“76% of interviewers reject candidates who appear arrogant.“
With a high volume of recruitment occurring at the moment, it is no surprise that some companies are moving towards group interviews when shortlisting candidates for roles. This saves them time and money to progress a large number of candidates at the one time, and, if done well, can prove as a highly effective way to recruit staff.
However, I am yet to meet a person who enjoys talking about themselves in an interview, let alone raving about their skills when 10 other people are listening!
Here are my top tips to consider when you are interviewing in a group:
⇒ Pay attention to what’s being said
Not just by the interviewer, but pay attention to the responses of others in the group too. Not only will it show the recruiter that you’re paying attention, but it saves you the embarrassment of repeating someone else’s brilliant answer just after they have mentioned it!
You will be assessed on your answers, but also recognised for supporting the contribution of others.
⇒ Be a team player
Don’t use the interview as an opportunity to put down the other candidates to try and make yourself look good. You’ll only come off as argumentative, challenging, and demeaning.
Don’t worry about the others in the interview. Focus on how you can best answer the questions to display your skills and knowledge.
You have been invited to the interview because the recruiter thinks that you may be the right fit for the job. It’s not your responsibility to show them that the other candidates are not suitable – they will do that by themselves.
Recruiters want to know that you respect the contribution and opinions of others in the group – not your own ego.
⇒ Contribute just the right amount
Don’t dominate the conversation and don’t be the first to answer every question. This will only show the recruiter that you are not a team player. Be mindful of talking over other candidates, and give them time to have their turn as well.

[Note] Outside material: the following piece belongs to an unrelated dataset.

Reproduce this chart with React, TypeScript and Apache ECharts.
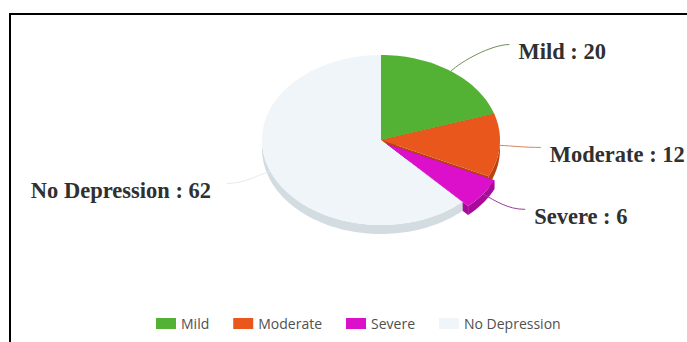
import React, { useEffect, useRef } from 'react';
import * as echarts from 'echarts';

const categories = ['Mild', 'Moderate', 'Severe', 'No Depression'];
const values = [20, 12, 6, 62];
const topColors = ['#53b234', '#e9571c', '#dc10cb', '#eff5f9'];
const sideColors = ['#3f8a26', '#b9420f', '#a80a9a', '#d3dce1'];
const connectorColors = ['#708f5c', '#d0875f', '#9a3f98', '#e3eaee'];
const exploded = [false, false, true, false];

const CX = 381, CY = 140, RX = 119, RY = 85, DEPTH = 9, EXPLODE = 7;
const LABEL_R = 160, LABEL_RY = 118;

const total = values.reduce((a, b) => a + b, 0);
const startAngles: number[] = [];
const endAngles: number[] = [];
{
  let acc = 0;
  values.forEach((v) => {
    startAngles.push((acc / total) * 2 * Math.PI);
    acc += v;
    endAngles.push((acc / total) * 2 * Math.PI);
  });
}

function pt(t: number, dx: number, dy: number, down: number): number[] {
  return [CX + dx + RX * Math.sin(t), CY + dy - RY * Math.cos(t) + down];
}
function arc(a: number, b: number, dx: number, dy: number, down: number): number[][] {
  const n = Math.max(2, Math.ceil(((b - a) / (2 * Math.PI)) * 180));
  const out: number[][] = [];
  for (let k = 0; k <= n; k++) out.push(pt(a + ((b - a) * k) / n, dx, dy, down));
  return out;
}

function renderItem(params: any) {
  const i = params.dataIndex;
  const a = startAngles[i], b = endAngles[i], m = (a + b) / 2;
  const off = exploded[i] ? EXPLODE : 0;
  const dx = off * Math.sin(m), dy = -off * Math.cos(m);
  const base = exploded[i] ? 2 : 0;
  const children: any[] = [];
  const c = [CX + dx, CY + dy];
  for (const ang of [a, b]) {
    const p = pt(ang, dx, dy, 0);
    children.push({
      type: 'polygon',
      shape: { points: [c, p, [p[0], p[1] + DEPTH], [c[0], c[1] + DEPTH]] },
      style: { fill: sideColors[i] },
      z2: 0,
    });
  }
  const wa = Math.max(a, Math.PI / 2), wb = Math.min(b, (3 * Math.PI) / 2);
  if (wb > wa) {
    const top = arc(wa, wb, dx, dy, 0);
    const bottom = arc(wa, wb, dx, dy, DEPTH).reverse();
    children.push({
      type: 'polygon',
      shape: { points: top.concat(bottom) },
      style: { fill: sideColors[i] },
      z2: base,
    });
  }
  children.push({
    type: 'polygon',
    shape: { points: [c, ...arc(a, b, dx, dy, 0)] },
    style: { fill: topColors[i] },
    z2: base + 1,
  });

  // connector + label
  const s = pt(m, dx, dy, 0);
  const side = Math.sin(m) >= 0 ? 1 : -1;
  const ay = CY - Math.cos(m) * LABEL_RY;
  const ax = CX + side * Math.sqrt(LABEL_R * LABEL_R - (ay - CY) * (ay - CY));
  const dirx = Math.sin(m), diry = -Math.cos(m) * (RY / RX);
  const dl = Math.hypot(dirx, diry);
  children.push({
    type: 'bezierCurve',
    shape: {
      x1: s[0], y1: s[1],
      cpx1: s[0] + (dirx / dl) * 14, cpy1: s[1] + (diry / dl) * 14,
      cpx2: ax - side * 18, cpy2: ay,
      x2: ax, y2: ay,
    },
    style: { stroke: connectorColors[i], lineWidth: 1, fill: null },
    z2: 10,
  });
  children.push({
    type: 'text',
    x: side > 0 ? ax + 9 : ax - 16,
    y: ay + 7,
    style: {
      text: `${categories[i]} : ${values[i]}`,
      fill: '#303030',
      font: 'bold 22.5px "Liberation Serif", "Times New Roman", serif',
      align: side > 0 ? 'left' : 'right',
      verticalAlign: 'middle',
    },
    z2: 10,
  });
  return { type: 'group', children };
}

export default function App() {
  const ref = useRef<HTMLDivElement>(null);
  useEffect(() => {
    const chart = echarts.init(ref.current!, null, { renderer: 'svg' });
    chart.setOption({
      animation: false,
      backgroundColor: '#ffffff',
      legend: {
        data: categories,
        icon: 'rect',
        itemWidth: 20,
        itemHeight: 11,
        itemGap: 24,
        padding: 0,
        left: 156,
        top: 316.5,
        textStyle: { fontFamily: '"Open Sans", sans-serif', fontSize: 14, color: '#505050' },
      },
      graphic: [
        {
          type: 'polyline',
          shape: { points: [[10, 342], [10, 14], [687, 14]] },
          style: { stroke: '#000000', lineWidth: 2, fill: null },
        },
      ],
      series: [
        {
          type: 'pie',
          radius: [0, 0],
          silent: true,
          label: { show: false },
          labelLine: { show: false },
          data: categories.map((n, i) => ({ name: n, value: values[i], itemStyle: { color: topColors[i] } })),
        },
        {
          type: 'custom',
          coordinateSystem: 'none',
          renderItem,
          silent: true,
          data: values.map((v, i) => ({ name: categories[i], value: v })),
        },
      ],
    });
    return () => chart.dispose();
  }, []);
  return <div ref={ref} style={{ position: 'absolute', left: 0, top: 0, width: 687, height: 342 }} />;
}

Having said this, make sure that you contribute enough to ensure that you don’t fade into the background. Be respectful and allow others to have their turn, but don’t fall into the trap where you are so busy being accommodating that you forget to have your say. It’s a fine balance, but you want to be remembered as the one who wasn’t being rude, dominating the conversation and cutting others off to gain a competitive advantage in the discussion. You want to stand out, but not for all the wrong reasons!
⇒ Ask Questions
Go to the interview prepared with questions about the organisation, the position or the team you will be working with. Avoid asking questions that are specifically related to you and your situation instead ask generic questions that can benefit the entire group. Think of a few questions that others may like to know the answers to as well, but may be too nervous to ask.
⇒ Don’t forget your manners
Be polite to the interviewer as well as the other candidates. Wait your turn, hold the door open and be respectful. Recruiters pay attention to manners and emotional intelligence. Get to know your fellow interviewees. When you are in the waiting room, introduce yourself and strike up a conversation. Don’t treat them like the competition, as sometimes your behaviour in the waiting room will be observed as well.
⇒ Share your story
Share your story and why you are unique, tell them about the skills that you can bring to the role. You can do this in an informative way rather than coming across as arrogant or egotistical.
When it is time for fellow interviewees to share their story, pay attention, be polite and considerate.